## Work instructions
Begin at the first line of the data and copy each line through the one containing "const chart = echarts.init(document.getElementById('chart'));", that line included, with no pictures.
══ Items ══
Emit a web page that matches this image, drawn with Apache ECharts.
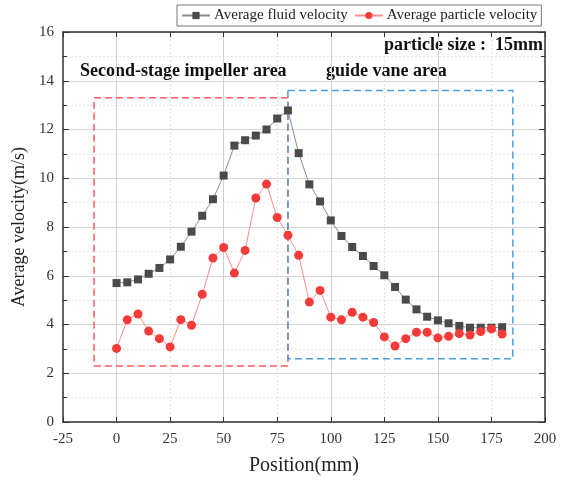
<!DOCTYPE html>
<html>
<head>
<meta charset="utf-8">
<script src="https://cdn.jsdelivr.net/npm/echarts@6/dist/echarts.min.js"></script>
<style>
  html, body { margin: 0; padding: 0; background: #fff; }
  #chart { width: 573px; height: 481px; }
</style>
</head>
<body>
<div id="chart"></div>
<script>
// Sampling positions along the flow passage (mm)
const positions = [0, 5, 10, 15, 20, 25, 30, 35, 40, 45, 50, 55, 60, 65, 70, 75, 80, 85, 90,
  95, 100, 105, 110, 115, 120, 125, 130, 135, 140, 145, 150, 155, 160, 165, 170, 175, 180];

// Average fluid velocity (m/s)
const fluidVelocity = [5.70, 5.73, 5.85, 6.08, 6.32, 6.67, 7.19, 7.81, 8.46, 9.14, 10.11, 11.34,
  11.56, 11.75, 12.00, 12.45, 12.78, 11.03, 9.75, 9.05, 8.27, 7.63, 7.18, 6.81, 6.40, 6.02,
  5.54, 5.02, 4.62, 4.32, 4.17, 4.05, 3.94, 3.87, 3.87, 3.87, 3.89];

// Average particle velocity (m/s)
const particleVelocity = [3.02, 4.19, 4.43, 3.73, 3.42, 3.08, 4.20, 3.97, 5.24, 6.73, 7.16, 6.11,
  7.04, 9.19, 9.76, 8.39, 7.66, 6.84, 4.92, 5.40, 4.30, 4.19, 4.50, 4.30, 4.08, 3.49, 3.12,
  3.42, 3.68, 3.68, 3.45, 3.52, 3.63, 3.57, 3.71, 3.82, 3.61];

// Region outlines: [xStart, yTop, xEnd, yBottom]
const impellerBox = [-10.5, 13.3, 80, 2.3];
const guideVaneBox = [80, 13.6, 185, 2.6];

// Solid grid lines at the major x positions
const majorX = [0, 50, 100, 150];

const serif = '"Liberation Serif", "Times New Roman", serif';
const frameColor = '#333';

const pair = (xs, ys) => xs.map((x, i) => [x, ys[i]]);

const chart = echarts.init(document.getElementById('chart'));

chart.setOption({
  backgroundColor: '#fff',
  animation: false,
  textStyle: { fontFamily: serif },
  grid: { left: 63, right: 28, top: 32, bottom: 58 },
  legend: {
    left: 177,
    top: 5,
    itemGap: 6,
    itemWidth: 28,
    itemHeight: 9,
    padding: [3, 4, 3, 4],
    borderColor: '#777',
    borderWidth: 1,
    borderRadius: 0,
    textStyle: { fontFamily: serif, fontSize: 15, color: '#222', padding: [0, 0, 0, -1] },
    data: ['Average fluid velocity', 'Average particle velocity']
  },
  xAxis: [
    {
      type: 'value',
      min: -25,
      max: 200,
      interval: 25,
      name: 'Position(mm)',
      nameLocation: 'middle',
      nameGap: 34,
      nameTextStyle: { fontFamily: serif, fontSize: 20, color: '#222' },
      axisLine: { show: true, onZero: false, lineStyle: { color: frameColor, width: 1.5 } },
      axisTick: { inside: true, length: 5, lineStyle: { color: frameColor } },
      axisLabel: { fontFamily: serif, fontSize: 15, color: '#333', margin: 10 },
      splitLine: { show: true, lineStyle: { color: '#e2e2e2', type: [2, 2], width: 1 } }
    },
    {
      type: 'value',
      position: 'top',
      min: -25,
      max: 200,
      interval: 25,
      axisLine: { show: true, onZero: false, lineStyle: { color: frameColor, width: 1.5 } },
      axisTick: { inside: true, length: 5, lineStyle: { color: frameColor } },
      axisLabel: { show: false },
      splitLine: { show: false }
    }
  ],
  yAxis: [
    {
      type: 'value',
      min: 0,
      max: 16,
      interval: 2,
      name: 'Average velocity(m/s)',
      nameLocation: 'middle',
      nameGap: 23,
      nameTextStyle: { fontFamily: serif, fontSize: 18, color: '#222' },
      axisLine: { show: true, onZero: false, lineStyle: { color: frameColor, width: 1.5 } },
      axisTick: { inside: true, length: 6, lineStyle: { color: frameColor } },
      minorTick: { show: true, splitNumber: 2, length: 4, lineStyle: { color: frameColor } },
      axisLabel: { fontFamily: serif, fontSize: 15, color: '#333', margin: 9 },
      splitLine: { show: true, lineStyle: { color: '#d6d6d6', width: 1 } },
      minorSplitLine: { show: true, lineStyle: { color: '#e6e6e6', type: [2, 2] } }
    },
    {
      type: 'value',
      position: 'right',
      min: 0,
      max: 16,
      interval: 2,
      axisLine: { show: true, onZero: false, lineStyle: { color: frameColor, width: 1.5 } },
      axisTick: { inside: true, length: 6, lineStyle: { color: frameColor } },
      minorTick: { show: true, splitNumber: 2, length: 4, lineStyle: { color: frameColor } },
      axisLabel: { show: false },
      splitLine: { show: false }
    }
  ],
  series: [
    {
      // background grid lines at the major positions
      name: 'grid',
      type: 'line',
      data: [],
      z: 0,
      silent: true,
      markLine: {
        z: 0,
        silent: true,
        symbol: 'none',
        label: { show: false },
        lineStyle: { color: '#d0d0d0', type: 'solid', width: 1 },
        data: majorX.map(v => ({ xAxis: v }))
      }
    },
    {
      name: 'Average fluid velocity',
      type: 'line',
      data: pair(positions, fluidVelocity),
      symbol: 'rect',
      symbolSize: 8,
      z: 4,
      itemStyle: { color: '#4a4a4a' },
      lineStyle: { color: '#8c8c8c', width: 1 },
      markArea: {
        silent: true,
        itemStyle: { color: 'transparent', borderColor: '#ff5a5a', borderWidth: 1.5, borderType: [7, 4] },
        data: [[
          { coord: [impellerBox[0], impellerBox[1]] },
          { coord: [impellerBox[2], impellerBox[3]] }
        ]]
      }
    },
    {
      name: 'Average particle velocity',
      type: 'line',
      data: pair(positions, particleVelocity),
      symbol: 'circle',
      symbolSize: 9,
      z: 5,
      itemStyle: { color: '#f53a3a' },
      lineStyle: { color: '#ff8c8c', width: 1 },
      markArea: {
        silent: true,
        itemStyle: { color: 'transparent', borderColor: '#4a9fdc', borderWidth: 1.5, borderType: [7, 4] },
        data: [[
          { coord: [guideVaneBox[0], guideVaneBox[1]] },
          { coord: [guideVaneBox[2], guideVaneBox[3]] }
        ]]
      }
    }
  ],
  graphic: [
    {
      type: 'text',
      right: 30,
      top: 36,
      style: { text: 'particle size :  15mm', font: 'bold 18px ' + serif, fill: '#111' }
    },
    {
      type: 'text',
      left: 80,
      top: 62,
      style: { text: 'Second-stage impeller area', font: 'bold 18px ' + serif, fill: '#111' }
    },
    {
      type: 'text',
      left: 326,
      top: 62,
      style: { text: 'guide vane area', font: 'bold 18px ' + serif, fill: '#111' }
    }
  ]
});
</script>
</body>
</html>
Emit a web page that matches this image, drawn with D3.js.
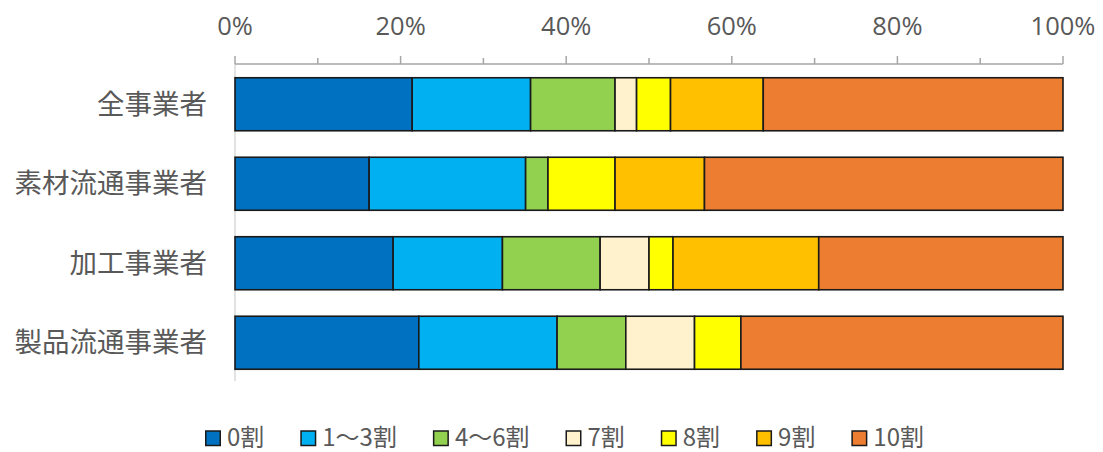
<!DOCTYPE html>
<html>
<head>
<meta charset="utf-8">
<script src="https://cdn.jsdelivr.net/npm/d3@7"></script>
<style>
  html, body { margin: 0; padding: 0; background: #fff; }
  svg { display: block; font-family: "Noto Sans CJK JP", sans-serif; }
  .latin { font-family: "Open Sans", sans-serif; }
</style>
</head>
<body>
<svg id="chart" width="1103" height="452"></svg>
<script>
// ---- data ----
const categories = ["全事業者", "素材流通事業者", "加工事業者", "製品流通事業者"];
const seriesNames = ["0割", "1～3割", "4～6割", "7割", "8割", "9割", "10割"];
const seriesColors = ["#0070C0", "#00B0F0", "#92D050", "#FFF2CC", "#FFFF00", "#FFC000", "#ED7D31"];
// percentage per category for each series (same order as categories)
const s0  = [21.4, 16.2, 19.1, 22.2];
const s13 = [14.3, 18.9, 13.2, 16.7];
const s46 = [10.2, 2.7, 11.8, 8.3];
const s7  = [2.6, 0.0, 5.9, 8.3];
const s8  = [4.1, 8.1, 2.9, 5.6];
const s9  = [11.2, 10.8, 17.6, 0.0];
const s10 = [36.2, 43.3, 29.5, 38.9];
const tickValues = [0, 20, 40, 60, 80, 100];
const minorTickValues = [10, 30, 50, 70, 90];
const tickLabel = v => v + "%";

const seriesValues = [s0, s13, s46, s7, s8, s9, s10];

// ---- layout ----
const svg = d3.select("#chart");
const textColor = "#595959";

const x = d3.scaleLinear().domain([0, 100]).range([235, 1063]);
const y = d3.scaleBand().domain(categories).range([64.5, 382.5]).paddingInner(0.333).paddingOuter(0.1667);

// stacked data
const table = categories.map((c, i) => {
  const row = { category: c };
  seriesNames.forEach((s, j) => row[s] = seriesValues[j][i]);
  return row;
});
const stacked = d3.stack().keys(seriesNames)(table);

// vertical category axis line
svg.append("line")
  .attr("x1", x(0)).attr("x2", x(0))
  .attr("y1", 64).attr("y2", 381)
  .attr("stroke", "#D9D9D9").attr("stroke-width", 1.5);

// top axis
const axisY = 64;
const axis = svg.append("g").attr("transform", `translate(0,${axisY})`);
axis.append("line")
  .attr("x1", x(0)).attr("x2", x(100))
  .attr("stroke", "#A6A6A6").attr("stroke-width", 1.5);
axis.selectAll("line.major").data(tickValues).join("line")
  .attr("class", "major")
  .attr("x1", d => x(d)).attr("x2", d => x(d))
  .attr("y1", 0).attr("y2", -8)
  .attr("stroke", "#A6A6A6").attr("stroke-width", 1.5);
axis.selectAll("line.minor").data(minorTickValues).join("line")
  .attr("class", "minor")
  .attr("x1", d => x(d)).attr("x2", d => x(d))
  .attr("y1", 0).attr("y2", -6)
  .attr("stroke", "#A6A6A6").attr("stroke-width", 1.5);
axis.selectAll("text").data(tickValues).join("text")
  .attr("class", "latin")
  .attr("x", d => x(d)).attr("y", -29.5)
  .attr("text-anchor", "middle")
  .attr("fill", textColor)
  .attr("font-size", 25.5)
  .text(tickLabel);

// bars
const layers = svg.append("g").selectAll("g").data(stacked).join("g")
  .attr("fill", (d, i) => seriesColors[i]);
layers.selectAll("rect").data(d => d.filter(p => p[1] - p[0] > 0)).join("rect")
  .attr("x", d => x(d[0]))
  .attr("width", d => x(d[1]) - x(d[0]))
  .attr("y", d => y(d.data.category))
  .attr("height", y.bandwidth())
  .attr("stroke", "#1a1a1a")
  .attr("stroke-width", 1.6);

// category labels
svg.append("g").selectAll("text").data(categories).join("text")
  .attr("x", 207)
  .attr("y", d => y(d) + y.bandwidth() / 2)
  .attr("dy", "0.35em")
  .attr("text-anchor", "end")
  .attr("fill", textColor)
  .attr("font-size", 27.5)
  .text(d => d);

// legend: items spread between left and right limits
const legendLeft = 205, legendRight = 924, ly = 438, sq = 14.5, sqGap = 22;
const legend = svg.append("g");
const items = seriesNames.map((name, i) => {
  const g = legend.append("g");
  const r = g.append("rect")
    .attr("y", ly - 7)
    .attr("width", sq).attr("height", sq)
    .attr("fill", seriesColors[i])
    .attr("stroke", "#1a1a1a").attr("stroke-width", 1.5);
  const t = g.append("text")
    .attr("y", ly + 8)
    .attr("fill", textColor)
    .attr("font-size", 24)
    .text(name);
  return { r, t, w: t.node().getComputedTextLength() };
});
const totalItems = d3.sum(items, d => sqGap + d.w);
const gap = (legendRight - legendLeft - totalItems) / (items.length - 1);
let lx = legendLeft;
items.forEach(it => {
  it.r.attr("x", lx + 0.75);
  it.t.attr("x", lx + sqGap);
  lx += sqGap + it.w + gap;
});
</script>
</body>
</html>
═══
## Task response
Emit a web page that matches this image, drawn with Apache ECharts.
<!DOCTYPE html>
<html>
<head>
<meta charset="utf-8">
<script src="https://cdn.jsdelivr.net/npm/echarts@6/dist/echarts.min.js"></script>
<style>
  html, body { margin: 0; padding: 0; background: #fff; }
  #chart { width: 573px; height: 481px; }
</style>
</head>
<body>
<div id="chart"></div>
<script>
// Sampling positions along the flow passage (mm)
const positions = [0, 5, 10, 15, 20, 25, 30, 35, 40, 45, 50, 55, 60, 65, 70, 75, 80, 85, 90,
  95, 100, 105, 110, 115, 120, 125, 130, 135, 140, 145, 150, 155, 160, 165, 170, 175, 180];

// Average fluid velocity (m/s)
const fluidVelocity = [5.70, 5.73, 5.85, 6.08, 6.32, 6.67, 7.19, 7.81, 8.46, 9.14, 10.11, 11.34,
  11.56, 11.75, 12.00, 12.45, 12.78, 11.03, 9.75, 9.05, 8.27, 7.63, 7.18, 6.81, 6.40, 6.02,
  5.54, 5.02, 4.62, 4.32, 4.17, 4.05, 3.94, 3.87, 3.87, 3.87, 3.89];

// Average particle velocity (m/s)
const particleVelocity = [3.02, 4.19, 4.43, 3.73, 3.42, 3.08, 4.20, 3.97, 5.24, 6.73, 7.16, 6.11,
  7.04, 9.19, 9.76, 8.39, 7.66, 6.84, 4.92, 5.40, 4.30, 4.19, 4.50, 4.30, 4.08, 3.49, 3.12,
  3.42, 3.68, 3.68, 3.45, 3.52, 3.63, 3.57, 3.71, 3.82, 3.61];

// Region outlines: [xStart, yTop, xEnd, yBottom]
const impellerBox = [-10.5, 13.3, 80, 2.3];
const guideVaneBox = [80, 13.6, 185, 2.6];

// Solid grid lines at the major x positions
const majorX = [0, 50, 100, 150];

const serif = '"Liberation Serif", "Times New Roman", serif';
const frameColor = '#333';

const pair = (xs, ys) => xs.map((x, i) => [x, ys[i]]);

const chart = echarts.init(document.getElementById('chart'));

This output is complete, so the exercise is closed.